Get Trashy: The Definitive Guide to Golf Trash
There is not thrill in the game quite like picking up some trash and daggering your opponents in the heart. Trash comes in many flavors. Read on for a breakdown each type, and be sure to hit us up and let us know what we missed.
First of all, what is golf trash? "Trash" or "junk" is a special set of side bets in golf that can be earned by completing the hole in a specific way. Now, your goal on the tee is usually not to earn trash, but rather, trash rewards you for a special shot or circumstance along the way. For instance, you can earn trash by making par out of a sand trap, but this doesn't mean you should aim for the trap off the tee.

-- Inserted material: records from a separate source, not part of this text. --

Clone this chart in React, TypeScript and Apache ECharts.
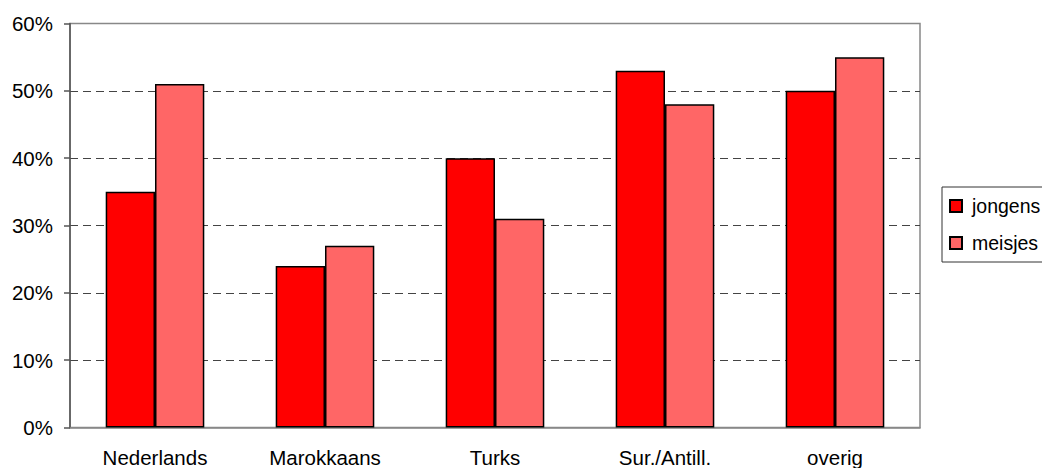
import React, { useEffect, useRef } from "react";
import * as echarts from "echarts";

const categories = ["Nederlands", "Marokkaans", "Turks", "Sur./Antill.", "overig"];
const jongens = [35, 24, 40, 53, 50];
const meisjes = [51, 27, 31, 48, 55];
const seriesNames = ["jongens", "meisjes"];
const yTicks = [0, 10, 20, 30, 40, 50, 60];

const FONT = "'Liberation Sans', Arial, sans-serif";

export default function App() {
  const ref = useRef<HTMLDivElement>(null);
  useEffect(() => {
    if (!ref.current) return;
    const chart = echarts.init(ref.current, undefined, { renderer: "svg" });
    chart.setOption({
      animation: false,
      backgroundColor: "#ffffff",
      grid: {
        left: 70,
        top: 23.5,
        right: 122,
        bottom: 40.5,
        show: true,
        borderColor: "#888888",
        borderWidth: 1.5,
        backgroundColor: "transparent",
      },
      legend: {
        orient: "vertical",
        left: 942,
        top: 187,
        data: seriesNames,
        icon: "rect",
        itemWidth: 12,
        itemHeight: 12,
        itemGap: 17,
        padding: [9, 30, 9, 7],
        borderColor: "#333333",
        borderWidth: 1,
        textStyle: {
          fontFamily: FONT,
          fontSize: 19.5,
          color: "#000",
          lineHeight: 20,
          padding: [0, 0, 0, 5],
        },
      },
      xAxis: {
        type: "category",
        data: categories,
        axisLine: { show: true, lineStyle: { color: "#888888", width: 1.5 } },
        axisTick: { show: false },
        axisLabel: { fontFamily: FONT, fontSize: 20.5, color: "#000", margin: 19, interval: 0 },
      },
      yAxis: {
        type: "value",
        min: 0,
        max: 60,
        interval: 10,
        axisLine: { show: true, lineStyle: { color: "#555555", width: 1.5 } },
        axisTick: { show: true, length: 6, lineStyle: { color: "#555555", width: 1.5 } },
        axisLabel: {
          fontFamily: FONT,
          fontSize: 20.5,
          color: "#000",
          margin: 17,
          formatter: (v: number) => (yTicks.includes(v) ? v + "%" : ""),
        },
        splitLine: {
          show: true,
          showMinLine: false,
          showMaxLine: false,
          lineStyle: { color: "#444444", type: [8, 5], width: 1 },
        },
      },
      series: [
        {
          name: seriesNames[0],
          type: "bar",
          data: jongens,
          barGap: "0%",
          barCategoryGap: "42%",
          itemStyle: { color: "#FF0000", borderColor: "#000", borderWidth: 1.5 },
        },
        {
          name: seriesNames[1],
          type: "bar",
          data: meisjes,
          itemStyle: { color: "#FF6666", borderColor: "#000", borderWidth: 1.5 },
        },
      ],
    });
    return () => chart.dispose();
  }, []);
  return <div ref={ref} style={{ width: 1042, height: 468, position: "absolute", left: 0, top: 0 }} />;
}
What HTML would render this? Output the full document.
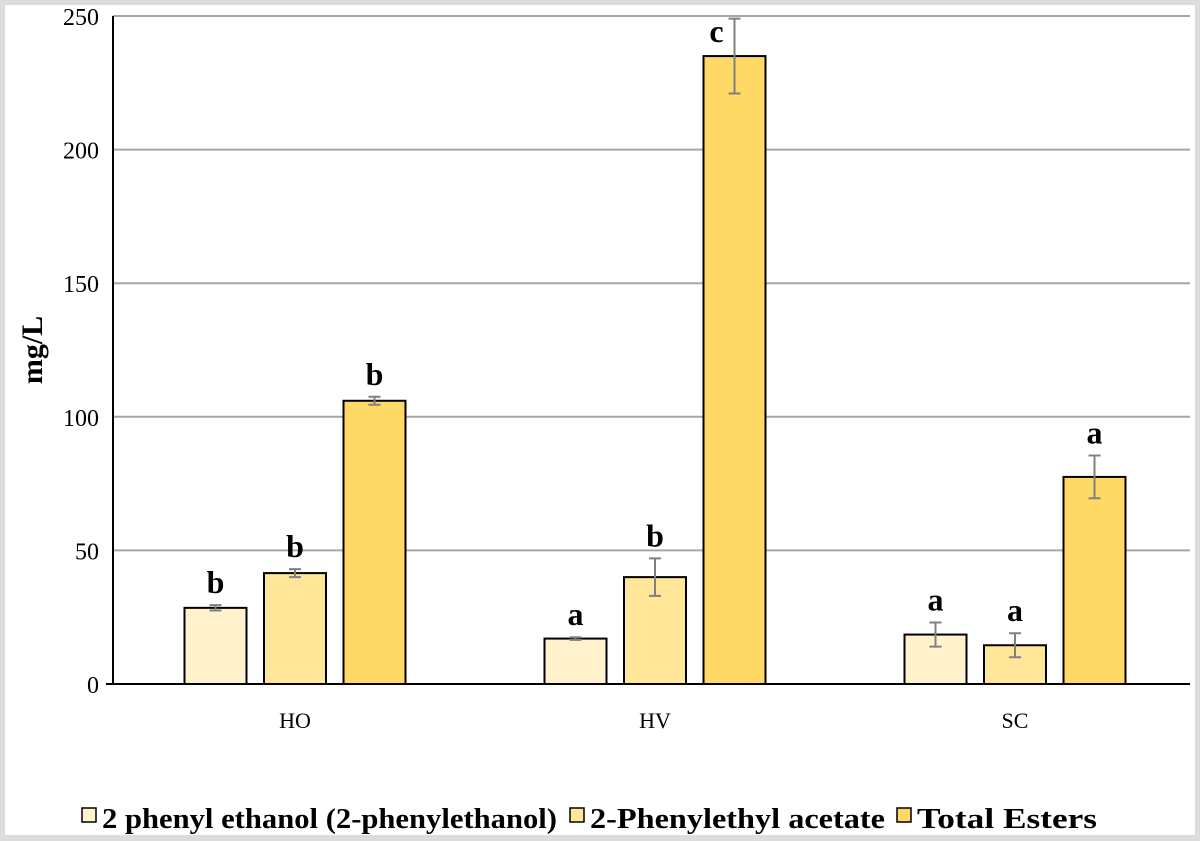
<!DOCTYPE html>
<html><head><meta charset="utf-8"><style>
html,body{margin:0;padding:0;background:#dcdcdc;}
svg{display:block;font-family:"Liberation Serif",serif;}
</style></head><body>
<svg width="1200" height="841">
<rect x="5" y="5" width="1190" height="830" fill="#fff"/>
<g id="grid"></g><g id="bars"></g>
<text x="42" y="350" font-size="30" font-weight="bold" text-anchor="middle" transform="rotate(-90 42 350)">mg/L</text>
<g id="legend" font-size="28" font-weight="bold"></g>
</svg>
<script>
const categories=["HO","HV","SC"];
const seriesNames=["2 phenyl ethanol (2-phenylethanol)","2-Phenylethyl acetate","Total Esters"];
const phenylethanol=[28.5,17,18.5];
const phenylethanolErr=[1,0.5,4.5];
const phenylacetate=[41.5,40,14.5];
const phenylacetateErr=[1.5,7,4.5];
const totalEsters=[106,235,77.5];
const totalEstersErr=[1.5,14,8];
const letters=[["b","a","a"],["b","b","a"],["b","c","a"]];
const yTicks=[0,50,100,150,200,250];
const colors=["#fff2cc","#ffe699","#ffd966"];
const series=[phenylethanol,phenylacetate,totalEsters];
const errs=[phenylethanolErr,phenylacetateErr,totalEstersErr];
const X0=113,X1=1193,Y0=684,Y1=16,YMAX=250;
const y=v=>Y0-(v/YMAX)*(Y0-Y1);
const catW=(X1-X0)/categories.length;
const barW=62,step=79.5;
const ns="http://www.w3.org/2000/svg";
function mk(tag,attrs,parent){const e=document.createElementNS(ns,tag);for(const k in attrs)e.setAttribute(k,attrs[k]);parent.appendChild(e);return e;}
const grid=document.getElementById('grid'),bars=document.getElementById('bars'),leg=document.getElementById('legend');
yTicks.forEach(t=>{
  if(t>0){const l=mk('line',{x1:X0,x2:1190,y1:y(t),y2:y(t),stroke:'#a6a6a6','stroke-width':2},grid);
  
  }
  const tx=mk('text',{x:X0-14,y:y(t)+9,'font-size':24,'text-anchor':'end'},grid);tx.textContent=t;
  
  
});
const ax=mk('line',{x1:X0,x2:X0,y1:Y1,y2:Y0,stroke:'#000','stroke-width':2},grid);


const xa=mk('line',{x1:X0-7,x2:1190,y1:Y0,y2:Y0,stroke:'#000','stroke-width':2},grid);


categories.forEach((c,i)=>{
  const cx=X0+catW*(i+0.5)+2;
  const lt=mk('text',{x:cx,y:Y0+44,'font-size':22,'text-anchor':'middle'},bars);lt.textContent=c;
  
  
  series.forEach((s,j)=>{
    const bx=cx+(j-1)*step-barW/2,v=s[i],e=errs[j][i];
    const r=mk('rect',{x:bx,y:y(v),width:barW,height:Y0-y(v),fill:colors[j],stroke:'#000','stroke-width':2},bars);
    
    
    const mx=bx+barW/2;
    const eb=mk('path',{d:`M${mx},${y(v+e)}V${y(v-e)}M${mx-6},${y(v+e)}H${mx+6}M${mx-6},${y(v-e)}H${mx+6}`,stroke:'#808080','stroke-width':2,fill:'none'},bars);
    
    
    let ly=y(v+e)-12,lx=mx;
    if(ly<42){ly=42;lx=mx-18;}
    const t=mk('text',{x:lx,y:ly,'font-size':32,'font-weight':'bold','text-anchor':'middle'},bars);t.textContent=letters[j][i];
    
    
  });
});
const legX=[82,570,897];
const legLen=[455,295,180];
seriesNames.forEach((n,j)=>{
  const r=mk('rect',{x:legX[j],y:808,width:14,height:14,fill:colors[j],stroke:'#000','stroke-width':1.5},leg);
  
  
  const t=mk('text',{x:legX[j]+20,y:828,textLength:legLen[j],lengthAdjust:'spacingAndGlyphs'},leg);t.textContent=n;
  
  
});
</script>
</body></html>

Trash is usually worth less than the hole is worth, so it's a nice way to pick up a little something extra on the hole. It's not the big reward, but just a little something extra hanging out there, hence the name trash.
When you play for trash, it is available on every hole and is not limited. Every player can earn the same piece of trash on a hole theoretically, and you can also earn multiple pieces of trash on a single hole.
Most trash is earned only when you make par or better on a hole, but there are a few exceptions (see Tattletales).
Despite this extensive guide, most groups don't play with all of these types of trash in play. Discuss which trash types you are playing at the start of your round to avoid any confusion. If you play with the same group often, you can establish what your "standard trash" is.
Read on to learn about the different types of trash.
Picking up a birdie is as simple as... making a birdie. Birdies are the least trashy of all trash, as presumably most birdies are a reasonably well-played hole. Earning a birdie often comes with another piece of trash, namely a polie or a stuffy.
Sandies are another common piece of trash, and some of the most satisfying. A sandy is earned by making par or better on a hole, with a sand shot as part of that par. Sandies are most commonly earned by getting up-and-down out of a greenside bunker, but any sand shot will do.
Note: some choose to play sandies where ONLY a greenside bunker counts. Make sure you establish sandy rules on the first tee.
A polie is earned by making a putt for par or better from outside the radius of the length of the flag stick (7 feet). The only caveat is that you cannot 2-putt for a polie, so no laying your first putt up (not sure why you would do this, but don't even try).
Offies (and Hammers)
Offies, also known as chippies, Seves, Jardinas, and a variety of other names, are earned when you get up-and-down for par. This is the only piece of trash where you must declare, or call it, prior to hitting your chip shot. If the player gets up-and-down after calling an offie, a piece of trash is earned. However, if they do not get in for par, their opponents win the trash.
If an offie is called and the initial greenside shot is left far enough away from the hole that the opponents think that the offie is not going to be completed, they may double the bet or "hammer". The person who called the offie has the option to accept or decline. If accepted, the offie is now worth two trash, or if declined, they give up the offie and award a piece of trash to their opponents.
A greenie, or "prox" (proximity), is essentially a closest-to-the-pin contest on a hole. The player who is on the green and closest to the hole, in regulation, has an opportunity to earn a greenie by making a par or better.
Most often, greenies are only played on par 3s. Some groups, however, choose to play greenies on every hole.
If no one earns a greenie on a hole, either because no one hits the green in regulation or because the player who initially hits the green three-putts, some groups choose to have the greenie carry over.
A stuffy is a less common trash varietal, and is essentially the opposite of a polie. It is earned by hitting your approach shot inside the radius length of the flagstick (7 feet) and making the putt for birdie. If the putt is missed, the stuffy is sacrificed. Stuffies are only earned by hitting the green in regulation, so you'll need to make birdie or better.
Added by @paulen1400
Barkies are earned by making a par or better on a hole where you hit a tree (or bush) along the way. Barkies are only counted if confirmed, audible tree contact is made, so be sure to confirm barkie eligibility with your opponents when you hit a tree.
Added by @adamtcb
A splashie, or "sharky" is a rarer piece of trash, earned by making a par or better after hitting a ball in the water on that hole. Earning a splashy is obviously going to require a great shot or long putt after dunking one, so plan accordingly.
Added by Justin B.
Named after the famous (or infamous) gentleman's club in Atlanta, a Tattletale is the only piece of trash currently known to not require a par or better. A Tattletale is earned by winning a hole in a foursome with a bogey or worse. "Not pretty, but I'll take it".